15. The bus bar assembly of claim 14, further comprising an elastomeric gasket mounted to the housing and extending around the inner cavity, the elastomeric gasket forming a seal with the first surface of the first bus bar.

16. The bus bar assembly of claim 14, wherein the holding apparatus comprises:

a first bracket having a first base joined between a pair of outwardly-extending arms with first engagement structures, respectively, the first bracket being disposed over the housing with the first base disposed against the housing; and

a second bracket having a second base with side flanges that include second engagement structures, respectively, the second base of the second bracket being disposed against the second surface of the first bus bar; and

wherein the first and second brackets are connected together by the interlocking of the first and second engagement structures, with the housing and the bus bar being clamped between the first and second bases.

17. The bus bar assembly of claim 14, wherein the holding apparatus comprises:

a track bracket and a plurality of lugs joined to opposing sides of the housing, the track bracket including a base with opposing sides having track structures extending upwardly therefrom, the track structures having slots formed by cammed edges, respectively; and

wherein the second surface of the first bus bar is disposed on the base of the track bracket and the lugs of the housing are disposed in the slots of the track structures, respectively, the interaction of the lugs with the cammed edges of the track structures pressing the coil contacts against the first surface of the first bus bar.

18. A method of connecting together the bus bar to the electrical component using the connector assembly of claim 1, the method comprising:

placing a first component of the holding apparatus against a second surface of the bus bar; and

positioning the housing relative to the bus bar such that the one or more coil contacts are disposed against a first surface of the bus bar; and

wherein the first and second surfaces of the bus bar are planar and are opposite each other.

19. The method of claim 18, further comprising:

placing a second component of the holding apparatus against the housing; and

fastening the second component of the holding apparatus to the first component of the holding apparatus, thereby clamping the housing and the bus bar together.

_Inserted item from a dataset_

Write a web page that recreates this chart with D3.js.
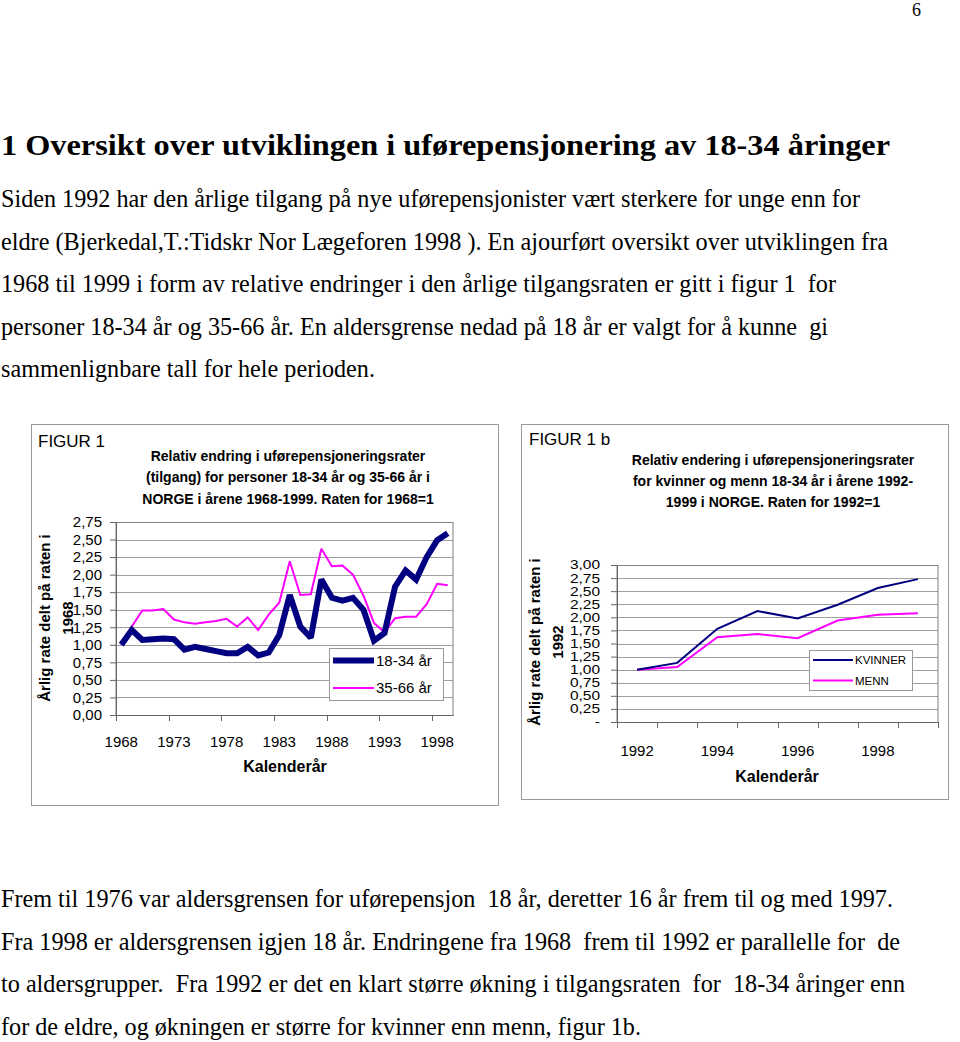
<!DOCTYPE html>
<html><head><meta charset="utf-8">
<script src="https://cdn.jsdelivr.net/npm/d3@7/dist/d3.min.js"></script>
<style>
html,body{margin:0;padding:0;background:#fff;}
svg text{white-space:pre;}
</style></head>
<body>
<svg id="page" width="960" height="1042"></svg>
<script>
// ---------- DATA ----------
const years1 = d3.range(1968, 2000);
const age1834 = [1.00,1.21,1.07,1.08,1.09,1.08,0.93,0.97,0.94,0.91,0.88,0.88,0.97,0.85,0.89,1.14,
                 1.71,1.26,1.10,1.93,1.67,1.63,1.67,1.50,1.06,1.17,1.83,2.06,1.93,2.25,2.49,2.59];
const age3566 = [1.00,1.26,1.49,1.49,1.51,1.36,1.32,1.30,1.32,1.34,1.37,1.26,1.39,1.21,1.43,1.60,
                 2.19,1.71,1.72,2.37,2.12,2.13,2.00,1.70,1.31,1.18,1.38,1.40,1.40,1.58,1.87,1.85];
const yTicks1 = [0,0.25,0.5,0.75,1,1.25,1.5,1.75,2,2.25,2.5,2.75];
const xLabels1 = [1968,1973,1978,1983,1988,1993,1998];
const series1Names = ["18-34 år","35-66 år"];

const years2 = d3.range(1992, 2000);
const kvinner = [1.00,1.13,1.78,2.12,1.98,2.24,2.56,2.73];
const menn    = [1.00,1.05,1.62,1.68,1.60,1.94,2.05,2.08];
const yTicks2 = [0,0.25,0.5,0.75,1,1.25,1.5,1.75,2,2.25,2.5,2.75,3];
const xLabels2 = [1992,1994,1996,1998];
const series2Names = ["KVINNER","MENN"];

const heading = "1 Oversikt over utviklingen i uførepensjonering av 18-34 åringer";
const introLines = [
 "Siden 1992 har den årlige tilgang på nye uførepensjonister vært sterkere for unge enn for",
 "eldre (Bjerkedal,T.:Tidskr Nor Lægeforen 1998 ). En ajourført oversikt over utviklingen fra",
 "1968 til 1999 i form av relative endringer i den årlige tilgangsraten er gitt i figur 1  for",
 "personer 18-34 år og 35-66 år. En aldersgrense nedad på 18 år er valgt for å kunne  gi",
 "sammenlignbare tall for hele perioden."
];
const outroLines = [
 "Frem til 1976 var aldersgrensen for uførepensjon  18 år, deretter 16 år frem til og med 1997.",
 "Fra 1998 er aldersgrensen igjen 18 år. Endringene fra 1968  frem til 1992 er parallelle for  de",
 "to aldersgrupper.  Fra 1992 er det en klart større økning i tilgangsraten  for  18-34 åringer enn",
 "for de eldre, og økningen er større for kvinner enn menn, figur 1b."
];
const fig1Label = "FIGUR 1";
const fig1Title = ["Relativ endring i uførepensjoneringsrater","(tilgang) for personer 18-34 år og 35-66 år i","NORGE i årene 1968-1999. Raten for 1968=1"];
const fig1bLabel = "FIGUR 1 b";
const fig1bTitle = ["Relativ endering i uførepensjoneringsrater","for kvinner og menn 18-34 år i årene 1992-","1999 i NORGE. Raten for 1992=1"];
const yTitle1 = ["Årlig rate delt på raten i","1968"];
const yTitle2 = ["Årlig rate delt på raten i","1992"];
const xTitle = "Kalenderår";

// ---------- DRAW ----------
const svg = d3.select("#page");
const SERIF = "'Liberation Serif','Times New Roman',serif";
const SANS = "'Liberation Sans',Arial,sans-serif";
const NAVY = "#000080", MAG = "#ff00ff", GRID = "#a0a0a0", AX = "#808080";
const fmt = v => d3.format(".2f")(v).replace(".", ",");

svg.append("text").attr("x",912).attr("y",16).attr("font-family",SERIF).attr("font-size",18).text("6");

svg.append("text").attr("x",1).attr("y",155).attr("font-family",SERIF).attr("font-weight","bold")
  .attr("font-size",30).attr("textLength",889).attr("lengthAdjust","spacingAndGlyphs").text(heading);

const introW = [860,888,836,828,375];
introLines.forEach((t,i)=>{
  svg.append("text").attr("x",1).attr("y",207+i*42.5).attr("font-family",SERIF).attr("font-size",25)
    .attr("textLength",introW[i]-1).attr("lengthAdjust","spacingAndGlyphs").text(t);
});
const outroW = [893,900,905,641];
outroLines.forEach((t,i)=>{
  svg.append("text").attr("x",1).attr("y",907+i*42.5).attr("font-family",SERIF).attr("font-size",25)
    .attr("textLength",outroW[i]-1).attr("lengthAdjust","spacingAndGlyphs").text(t);
});

// chart frames
svg.append("rect").attr("x",31.5).attr("y",424.5).attr("width",467).attr("height",381).attr("fill","#fff").attr("stroke","#999");
svg.append("rect").attr("x",521.5).attr("y",424.5).attr("width",427).attr("height",375).attr("fill","#fff").attr("stroke","#999");

function chart(opts){
  const g = svg.append("g");
  const x = d3.scaleBand().domain(opts.years).range([opts.left, opts.right]);
  const y = d3.scaleLinear().domain(opts.yDomain).range([opts.bottom, opts.top]);
  const cx = yr => x(yr) + x.bandwidth()/2;
  // gridlines
  g.append("g").selectAll("line").data(opts.yTicks.filter(v=>v>0)).join("line")
    .attr("x1",opts.left).attr("x2",opts.right)
    .attr("y1",d=>Math.round(y(d))+0.5).attr("y2",d=>Math.round(y(d))+0.5)
    .attr("stroke",GRID).attr("stroke-width",1);
  // border
  g.append("rect").attr("x",opts.left).attr("y",Math.round(y(opts.yDomain[1]))+0.5)
    .attr("width",opts.right-opts.left).attr("height",Math.round(y(0))-Math.round(y(opts.yDomain[1])))
    .attr("fill","none").attr("stroke",AX);
  // y axis
  const ya = d3.axisLeft(y).tickValues(opts.yTicks).tickSize(6).tickPadding(opts.yPad).tickFormat(opts.yFmt);
  const yg = g.append("g").attr("transform",`translate(${opts.left},0)`).call(ya);
  yg.select(".domain").attr("stroke","#666");
  yg.selectAll(".tick line").attr("stroke","#666");
  yg.selectAll("text").attr("font-family",SANS).attr("font-size",opts.tickFont).attr("fill","#000")
    .attr("transform",`scale(1,${opts.yLabelScale})`);
  // x axis labels
  const xa = d3.axisBottom(x).tickValues(opts.xLabels).tickSize(0).tickPadding(opts.xPad);
  const xg = g.append("g").attr("transform",`translate(0,${opts.bottom})`).call(xa);
  xg.select(".domain").attr("stroke","#666");
  xg.selectAll("text").attr("font-family",SANS).attr("font-size",15).attr("fill","#000");
  // x tick marks at category boundaries
  const bounds = opts.years.filter((d,i)=>i%opts.tickEvery===0).map(d=>x(d)).concat(opts.tickEnd?[opts.right]:[]);
  g.append("g").selectAll("line").data(bounds).join("line")
    .attr("x1",d=>Math.round(d)+0.5).attr("x2",d=>Math.round(d)+0.5)
    .attr("y1",opts.bottom).attr("y2",opts.bottom+6).attr("stroke","#666");
  // lines
  opts.series.forEach(s=>{
    g.append("path").datum(opts.years.map((yr,i)=>[cx(yr), y(s.values[i])]))
      .attr("d",d3.line()).attr("fill","none").attr("stroke",s.color)
      .attr("stroke-width",s.width).attr("stroke-linejoin","miter").attr("stroke-miterlimit",2);
  });
  return {x,y};
}

chart({years:years1, left:116, right:453, top:522, bottom:715, yDomain:[0,2.75], yTicks:yTicks1,
  yFmt:fmt, yPad:8, yLabelScale:1, xLabels:xLabels1, tickEvery:5, tickEnd:false, tickFont:15, xPad:21,
  series:[{values:age3566,color:MAG,width:2},{values:age1834,color:NAVY,width:6}]});

chart({years:years2, left:617, right:938, top:565, bottom:722, yDomain:[0,3], yTicks:yTicks2,
  yFmt:v=>v===0?"-":fmt(v), yPad:11, yLabelScale:0.8, xLabels:xLabels2, tickEvery:1, tickEnd:true, tickFont:15.5, xPad:23,
  series:[{values:menn,color:MAG,width:2},{values:kvinner,color:NAVY,width:2}]});

// titles
svg.append("text").attr("x",38).attr("y",447).attr("font-family",SANS).attr("font-size",17).text(fig1Label);
fig1Title.forEach((t,i)=>svg.append("text").attr("x",288).attr("y",461+i*21.3).attr("text-anchor","middle")
  .attr("font-family",SANS).attr("font-weight","bold").attr("font-size",14).text(t));
svg.append("text").attr("x",529).attr("y",445).attr("font-family",SANS).attr("font-size",17).text(fig1bLabel);
fig1bTitle.forEach((t,i)=>svg.append("text").attr("x",773).attr("y",465+i*21).attr("text-anchor","middle")
  .attr("font-family",SANS).attr("font-weight","bold").attr("font-size",14).text(t));

// y titles
function yTitle(lines, x1, x2, cy){
  [x1,x2].forEach((xx,i)=>svg.append("text").attr("transform",`translate(${xx},${cy}) rotate(-90)`)
    .attr("text-anchor","middle").attr("font-family",SANS).attr("font-weight","bold").attr("font-size",15).text(lines[i]));
}
yTitle(yTitle1, 50, 73, 618);
yTitle(yTitle2, 540, 563, 642);

svg.append("text").attr("x",285).attr("y",772).attr("text-anchor","middle").attr("font-family",SANS)
  .attr("font-weight","bold").attr("font-size",16).text(xTitle);
svg.append("text").attr("x",777).attr("y",782).attr("text-anchor","middle").attr("font-family",SANS)
  .attr("font-weight","bold").attr("font-size",16).text(xTitle);

// legends
function legend(box, items){
  const g = svg.append("g");
  g.append("rect").attr("x",box.x+0.5).attr("y",box.y+0.5).attr("width",box.w).attr("height",box.h)
    .attr("fill","#fff").attr("stroke","#999");
  items.forEach((it,i)=>{
    const yy = box.y + box.first + i*box.step;
    g.append("line").attr("x1",box.lx1).attr("x2",box.lx2).attr("y1",yy).attr("y2",yy)
      .attr("stroke",it.color).attr("stroke-width",it.width);
    g.append("text").attr("x",box.lx2+2).attr("y",yy+box.fs*0.36).attr("font-family",SANS)
      .attr("font-size",box.fs).text(it.name);
  });
}
legend({x:329,y:648,w:114,h:52,first:12.5,step:27.5,lx1:333,lx2:374,fs:15},
  [{name:series1Names[0],color:NAVY,width:6},{name:series1Names[1],color:MAG,width:2}]);
legend({x:809,y:650,w:103,h:40,first:10,step:20.5,lx1:813,lx2:853,fs:11.5},
  [{name:series2Names[0],color:NAVY,width:2},{name:series2Names[1],color:MAG,width:2}]);
</script>
</body></html>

20. The method of claim 18, wherein positioning the housing comprises aligning a second component of the holding apparatus with the first component of the holding apparatus and moving the housing and the bus bar together in a direction parallel to a longitudinal axis of the bus bar, which causes the first and second components to move relative to each other, thereby moving the housing toward the bus bar and pressing the one or more coil contacts against the first surface of the bus bar.